Год одиноких: Как перестать бояться быть без других — страница 6 из 32

Поэтому переводить его в хронический многолетний сценарий не стоит.

Стоит взять на себя взрослую ответственность за собственную жизнь и принять решение.

Кстати, дети, выросшие в атмосфере отчуждения родителей друг от друга, очень часто воспроизводят потом подобный сценарий в своей взрослой жизни, считая его, к сожалению, абсолютно нормальным.

Это развенчивает миф о том, что жертвы во имя сохранения для детей полной семьи любой ценой действительно стоят того.

Если не вышло дать детям живой пример полноценной и теплой близости, то пример отчужденного холодного соседства на общей территории едва ли станет для них ценным жизненным ориентиром.

Сценарий четвертый, травматический: «Моя боль не впускает в себя никого»

Даже мечтать получается только о том, что ты видел хоть где-то. А если не видел, то и не мечтаешь. Вот откуда берется личная несовместимость с хорошим.
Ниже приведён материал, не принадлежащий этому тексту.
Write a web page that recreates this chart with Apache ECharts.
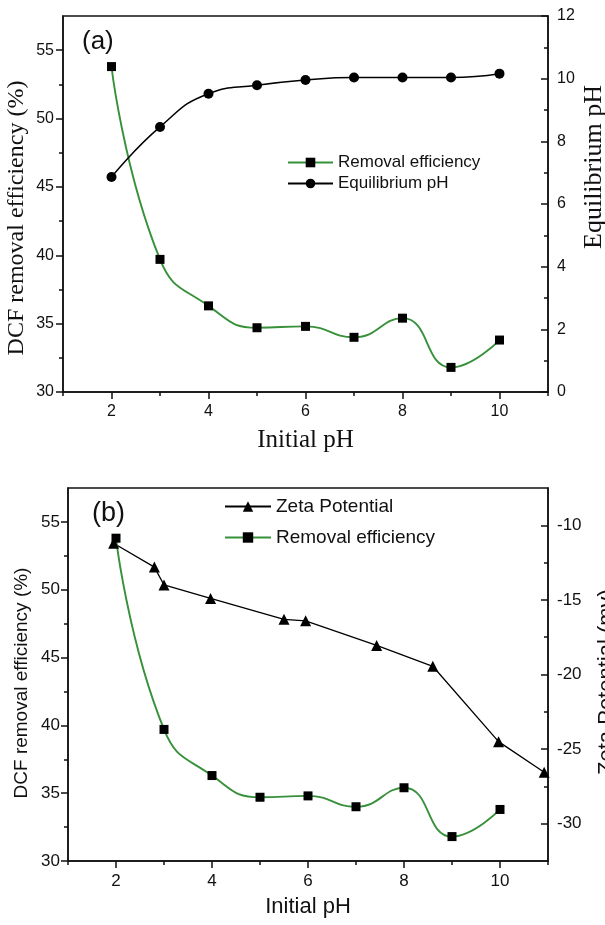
<!DOCTYPE html>
<html>
<head>
<meta charset="utf-8">
<script src="https://cdn.jsdelivr.net/npm/echarts@6/dist/echarts.min.js"></script>
<style>
  html, body { margin: 0; padding: 0; background: #fff; }
  #chart { width: 605px; height: 925px; }
</style>
</head>
<body>
<div id="chart"></div>
<script>
// data
var initialPH = [2, 3, 4, 5, 6, 7, 8, 9, 10];
var removalEff = [53.8, 39.7, 36.3, 34.7, 34.8, 34.0, 35.4, 31.8, 33.8];
var equilibriumPH = [6.86, 8.46, 9.52, 9.79, 9.96, 10.04, 10.04, 10.04, 10.16];
var zetaPH = [1.95, 2.8, 3.0, 3.97, 5.5, 5.95, 7.43, 8.6, 9.97, 10.92];
var zetaPotential = [-11.2, -12.8, -14.0, -14.9, -16.3, -16.4, -18.05, -19.45, -24.5, -26.55];

// tick values
var xMajor = [2, 4, 6, 8, 10];
var xMinor = [1, 3, 5, 7, 9, 11];
var effMajor = [30, 35, 40, 45, 50, 55];
var effMinor = [32.5, 37.5, 42.5, 47.5, 52.5];
var eqMajor = [0, 2, 4, 6, 8, 10, 12];
var eqMinor = [1, 3, 5, 7, 9, 11];
var zetaMajor = [-30, -25, -20, -15, -10];
var zetaMinor = [-27.5, -22.5, -17.5, -12.5];

var SANS = '"Liberation Sans", Arial, sans-serif';
var SERIF = '"Liberation Serif", "Times New Roman", serif';
var INK = '#111';
var GREEN = '#37913a';

function pairs(xs, ys) {
    return xs.map(function (x, i) { return [x, ys[i]]; });
}

// one axis = ticks (+ labels when major). minor ones are drawn on top, without line/labels
function axis(grid, pos, min, max, ticks, major, inside, fontSize, margin) {
    return {
        type: 'value',
        gridIndex: grid,
        position: pos,
        min: min,
        max: max,
        splitLine: { show: false },
        axisLine: { show: major, onZero: false, lineStyle: { color: INK, width: 1.5 } },
        axisTick: {
            show: true,
            inside: inside,
            length: major ? 7 : 4,
            customValues: ticks,
            lineStyle: { color: INK, width: 1.5 }
        },
        axisLabel: {
            show: major,
            customValues: ticks,
            margin: margin,
            fontSize: fontSize,
            fontFamily: SANS,
            color: INK
        }
    };
}

var chart = echarts.init(document.getElementById('chart'));

var xA = axis(0, 'bottom', 1, 11, xMajor, true, false, 16, 12);
xA.name = 'Initial pH';
xA.nameLocation = 'middle';
xA.nameGap = 36;
xA.nameTextStyle = { fontFamily: SERIF, fontSize: 25, color: INK };

var xB = axis(1, 'bottom', 1, 11, xMajor, true, false, 17, 12);
xB.name = 'Initial pH';
xB.nameLocation = 'middle';
xB.nameGap = 35;
xB.nameTextStyle = { fontFamily: SANS, fontSize: 22, color: INK };

var option = {
    animation: false,
    backgroundColor: '#fff',
    grid: [
        { left: 63, top: 16, width: 485, height: 376, show: true, borderColor: INK, borderWidth: 1.5 },
        { left: 68, top: 488, width: 480, height: 373, show: true, borderColor: INK, borderWidth: 1.5 }
    ],
    xAxis: [
        xA,
        axis(0, 'bottom', 1, 11, xMinor, false, false, 16, 12),
        xB,
        axis(1, 'bottom', 1, 11, xMinor, false, false, 17, 12)
    ],
    yAxis: [
        axis(0, 'left', 30, 57.5, effMajor, true, false, 16, 9),
        axis(0, 'left', 30, 57.5, effMinor, false, false, 16, 9),
        axis(0, 'right', 0, 12, eqMajor, true, true, 16, 9),
        axis(0, 'right', 0, 12, eqMinor, false, true, 16, 9),
        axis(1, 'left', 30, 57.5, effMajor, true, false, 17, 8),
        axis(1, 'left', 30, 57.5, effMinor, false, false, 17, 8),
        axis(1, 'right', -32.5, -7.5, zetaMajor, true, true, 17, 9),
        axis(1, 'right', -32.5, -7.5, zetaMinor, false, true, 17, 9)
    ],
    legend: [
        {
            orient: 'vertical', left: 287, top: 154, padding: 0, itemWidth: 45, itemHeight: 12, itemGap: 4,
            selectedMode: false,
            data: ['Removal efficiency', 'Equilibrium pH'],
            textStyle: { fontFamily: SANS, fontSize: 17, lineHeight: 17, color: INK }
        },
        {
            orient: 'vertical', left: 224, top: 497, padding: 0, itemWidth: 46, itemHeight: 13, itemGap: 12,
            selectedMode: false,
            data: ['Zeta Potential', 'Removal efficiency'],
            textStyle: { fontFamily: SANS, fontSize: 19, lineHeight: 19, color: INK }
        }
    ],
    graphic: [
        { type: 'text', x: 82, y: 42, style: { text: '(a)', font: '26px ' + SANS, fill: INK, textVerticalAlign: 'middle', verticalAlign: 'middle' } },
        { type: 'text', x: 92, y: 514, style: { text: '(b)', font: '27px ' + SANS, fill: INK, textVerticalAlign: 'middle', verticalAlign: 'middle' } },
        { type: 'text', x: 17, y: 218, rotation: Math.PI / 2, style: { text: 'DCF removal efficiency (%)', font: '24px ' + SERIF, fill: INK, textAlign: 'center', align: 'center', textVerticalAlign: 'middle', verticalAlign: 'middle' } },
        { type: 'text', x: 594, y: 167, rotation: Math.PI / 2, style: { text: 'Equilibrium pH', font: '26px ' + SERIF, fill: INK, textAlign: 'center', align: 'center', textVerticalAlign: 'middle', verticalAlign: 'middle' } },
        { type: 'text', x: 22, y: 683, rotation: Math.PI / 2, style: { text: 'DCF removal efficiency (%)', font: '19px ' + SANS, fill: INK, textAlign: 'center', align: 'center', textVerticalAlign: 'middle', verticalAlign: 'middle' } },
        { type: 'text', x: 607, y: 682, rotation: Math.PI / 2, style: { text: 'Zeta Potential (mv)', font: '22px ' + SANS, fill: INK, textAlign: 'center', align: 'center', textVerticalAlign: 'middle', verticalAlign: 'middle' } }
    ],
    series: [
        {
            name: 'Removal efficiency', type: 'line', xAxisIndex: 0, yAxisIndex: 0,
            data: pairs(initialPH, removalEff), smooth: true,
            symbol: 'rect', symbolSize: 9,
            itemStyle: { color: '#000' }, lineStyle: { color: GREEN, width: 1.9 }
        },
        {
            name: 'Equilibrium pH', type: 'line', xAxisIndex: 0, yAxisIndex: 2,
            data: pairs(initialPH, equilibriumPH), smooth: true,
            symbol: 'circle', symbolSize: 10,
            itemStyle: { color: '#000' }, lineStyle: { color: '#000', width: 1.5 }
        },
        {
            name: 'Zeta Potential', type: 'line', xAxisIndex: 2, yAxisIndex: 6,
            data: pairs(zetaPH, zetaPotential),
            symbol: 'triangle', symbolSize: 11,
            itemStyle: { color: '#000' }, lineStyle: { color: '#000', width: 1.3 }
        },
        {
            name: 'Removal efficiency', type: 'line', xAxisIndex: 2, yAxisIndex: 4,
            data: pairs(initialPH, removalEff), smooth: true,
            symbol: 'rect', symbolSize: 9,
            itemStyle: { color: '#000' }, lineStyle: { color: GREEN, width: 1.9 }
        }
    ]
};

option && chart.setOption(option);
</script>
</body>
</html>
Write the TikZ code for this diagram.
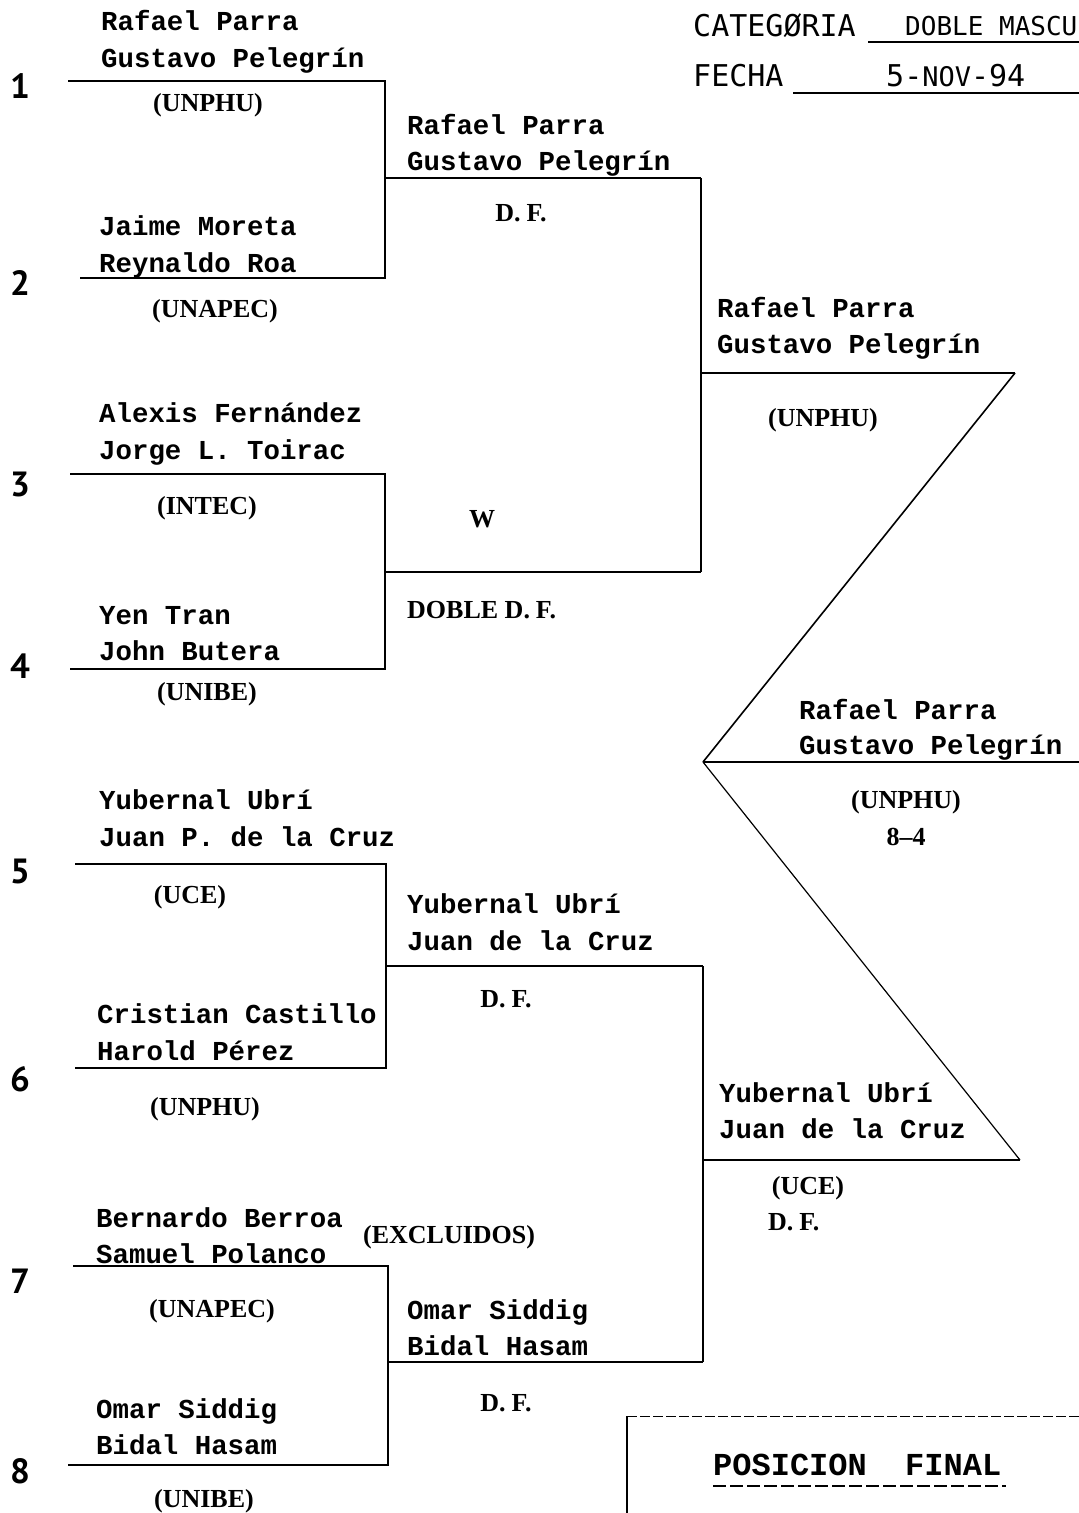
\documentclass[tikz,border=0pt]{standalone}
\usepackage{fontspec}
\setmainfont{Liberation Serif}
\newfontfamily\namefont{Liberation Mono Bold}
\newfontfamily\hdrfont{DejaVu Sans Mono}
\newfontfamily\numfont{PT Sans}
\begin{document}
\begin{tikzpicture}[x=1pt,y=-1pt,
  nm/.style={font=\namefont\fontsize{27.4}{27.4}\selectfont, anchor=base west, inner sep=0pt},
  uni/.style={font=\bfseries\fontsize{26}{26}\selectfont, anchor=base, inner sep=0pt},
  hdr/.style={font=\hdrfont\fontsize{30}{30}\selectfont, anchor=base west, inner sep=0pt},
  num/.style={font=\numfont\bfseries\fontsize{35}{35}\selectfont, anchor=base, inner sep=0pt},
  bk/.style={line width=1.6pt, line join=miter},
  thin/.style={line width=1.2pt}]
\useasboundingbox[fill=white] (0,0) rectangle (1079,1513);
% ---------- header
\node[hdr] (cat) at (693,36) {CATEGØRIA};
\node[hdr,font=\hdrfont\fontsize{26}{26}\selectfont] (catv) at (905,35) {DOBLE MASCU};
\node[hdr] (fec) at (693,86) {FECHA};
\node[hdr] (fecv) at (886,86) {5-{\fontsize{27}{27}\selectfont NOV}-94};
\coordinate (cu1) at (868,42); \coordinate (cu2) at (1079,42);
\coordinate (fu1) at (793,93); \coordinate (fu2) at (1079,93);
\draw[thin] (cu1) -- (cu2);
\draw[thin] (fu1) -- (fu2);
% ---------- seed numbers
\node[num] (k1) at (20,98) {1};
\node[num] (k2) at (20,295) {2};
\node[num] (k3) at (20,496) {3};
\node[num] (k4) at (20,678) {4};
\node[num] (k5) at (20,883) {5};
\node[num] (k6) at (20,1091) {6};
\node[num] (k7) at (20,1293) {7};
\node[num] (k8) at (20,1483) {8};
% ---------- coordinates of bracket lines
\coordinate (a1) at (68,81);   \coordinate (b1) at (385,81);
\coordinate (a2) at (80,278);  \coordinate (b2) at (385,278);
\coordinate (m12) at (385,178); \coordinate (e12) at (701,178);
\coordinate (a3) at (70,474);  \coordinate (b3) at (385,474);
\coordinate (a4) at (70,669);  \coordinate (b4) at (385,669);
\coordinate (m34) at (385,572); \coordinate (e34) at (701,572);
\coordinate (s1) at (701,373); \coordinate (t1) at (1015,373);
\coordinate (a5) at (75,864);  \coordinate (b5) at (386,864);
\coordinate (a6) at (75,1068); \coordinate (b6) at (386,1068);
\coordinate (m56) at (386,966); \coordinate (e56) at (703,966);
\coordinate (a7) at (73,1266); \coordinate (b7) at (388,1266);
\coordinate (a8) at (68,1465); \coordinate (b8) at (388,1465);
\coordinate (m78) at (388,1362); \coordinate (e78) at (703,1362);
\coordinate (s2) at (703,1160); \coordinate (t2) at (1020,1160);
\coordinate (apex) at (703,762); \coordinate (fend) at (1079,762);
% ---------- bracket lines
\draw[bk] (a1) -- (b1) -- (b2) -- (a2);
\draw[bk] (m12) -- (e12);
\draw[bk] (a3) -- (b3) -- (b4) -- (a4);
\draw[bk] (m34) -- (e34);
\draw[bk] (e12) -- (e34);
\draw[bk] (s1) -- (t1);
\draw[bk] (a5) -- (b5) -- (b6) -- (a6);
\draw[bk] (m56) -- (e56);
\draw[bk] (a7) -- (b7) -- (b8) -- (a8);
\draw[bk] (m78) -- (e78);
\draw[bk] (e56) -- (e78);
\draw[bk] (s2) -- (t2);
\draw[bk] (t1) -- (apex);
\draw[thin] (apex) -- (t2);
\draw[bk] (apex) -- (fend);
% ---------- round 1 texts
\node[nm] (n1a) at (101,30) {Rafael Parra};
\node[nm] (n1b) at (101,67) {Gustavo Pelegrín};
\node[uni] (u1) at (208,111) {(UNPHU)};
\node[nm] (n2a) at (99,235) {Jaime Moreta};
\node[nm] (n2b) at (99,272) {Reynaldo Roa};
\node[uni] (u2) at (215,317) {(UNAPEC)};
\node[nm] (n3a) at (99,422) {Alexis Fernández};
\node[nm] (n3b) at (99,459) {Jorge L. Toirac};
\node[uni] (u3) at (207,514) {(INTEC)};
\node[nm] (n4a) at (99,624) {Yen Tran};
\node[nm] (n4b) at (99,660) {John Butera};
\node[uni] (u4) at (207,700) {(UNIBE)};
\node[nm] (n5a) at (99,809) {Yubernal Ubrí};
\node[nm] (n5b) at (99,846) {Juan P. de la Cruz};
\node[uni] (u5) at (190,903) {(UCE)};
\node[nm] (n6a) at (97,1023) {Cristian Castillo};
\node[nm] (n6b) at (97,1060) {Harold Pérez};
\node[uni] (u6) at (205,1115) {(UNPHU)};
\node[nm] (n7a) at (96,1227) {Bernardo Berroa};
\node[nm] (n7b) at (96,1263) {Samuel Polanco};
\node[uni] (u7) at (212,1317) {(UNAPEC)};
\node[nm] (n8a) at (96,1418) {Omar Siddig};
\node[nm] (n8b) at (96,1454) {Bidal Hasam};
\node[uni] (u8) at (204,1507) {(UNIBE)};
% ---------- round 2 texts
\node[nm] (r2a) at (407,134) {Rafael Parra};
\node[nm] (r2b) at (407,170) {Gustavo Pelegrín};
\node[uni] (df1) at (521,221) {D.\hspace{6pt}F.};
\node[uni] (w) at (482,527) {W};
\node[uni,anchor=base west] (dd) at (407,618) {DOBLE D.\hspace{6pt}F.};
\node[nm] (r2c) at (407,913) {Yubernal Ubrí};
\node[nm] (r2d) at (407,950) {Juan de la Cruz};
\node[uni] (df2) at (506,1007) {D.\hspace{6pt}F.};
\node[uni,anchor=base west] (ex) at (363,1243) {(EXCLUIDOS)};
\node[nm] (r2e) at (407,1319) {Omar Siddig};
\node[nm] (r2f) at (407,1355) {Bidal Hasam};
\node[uni] (df4) at (506,1411) {D.\hspace{6pt}F.};
% ---------- round 3 texts
\node[nm] (r3a) at (717,317) {Rafael Parra};
\node[nm] (r3b) at (717,353) {Gustavo Pelegrín};
\node[uni] (u9) at (823,426) {(UNPHU)};
\node[nm] (r3c) at (719,1102) {Yubernal Ubrí};
\node[nm] (r3d) at (719,1138) {Juan de la Cruz};
\node[uni] (u10) at (808,1194) {(UCE)};
\node[uni,anchor=base west] (df3) at (768,1230) {D.\hspace{6pt}F.};
% ---------- final
\node[nm] (fa) at (799,719) {Rafael Parra};
\node[nm] (fb) at (799,754) {Gustavo Pelegrín};
\node[uni] (fu) at (906,808) {(UNPHU)};
\node[uni] (fs) at (906,845) {8–4};
% ---------- final position box
\coordinate (p1) at (627,1416); \coordinate (p2) at (1079,1416); \coordinate (p3) at (627,1513);
\draw[line width=1pt, dash pattern=on 10pt off 3pt] (p1) -- (p2);
\draw[bk] (p1) -- (p3);
\node[font=\namefont\fontsize{32}{32}\selectfont, anchor=base west, inner sep=0pt] (pf) at (713,1475) {POSICION\ \ FINAL};
\coordinate (pu1) at (713,1486); \coordinate (pu2) at (1006,1486);
\draw[line width=2.4pt, dash pattern=on 13pt off 4pt] (pu1) -- (pu2);
\end{tikzpicture}
\end{document}
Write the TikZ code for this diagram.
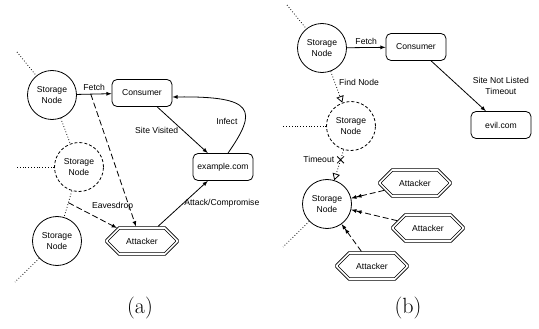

Уже взрослой Кира услышала слово «подранок» – недобитый во время охоты зверь – и поняла, что это про нее…

Только ее недобили не один, а много раз. С самого детства, когда она приходила в школу, натягивая рукава старой водолазки на не успевающие побледнеть синяки, а уходила, побитая не кулаками, но жесточайшими словами травли, которые ранили еще сильнее.

Она всегда была одна, сколько себя помнила.

В пропахшей мерзкой самогонкой крошечной квартирке ей почти не находилось места, как не находилось его в сердце давно опустившихся родителей, проходивших сквозь нее как сквозь стену.

Все «внимание» – очередной пинок, окрик, грубый приказ мчать в магазин или к живущей на окраине всегда хмурой немногословной прабабке, чтобы выпросить немного денег, якобы на хлеб.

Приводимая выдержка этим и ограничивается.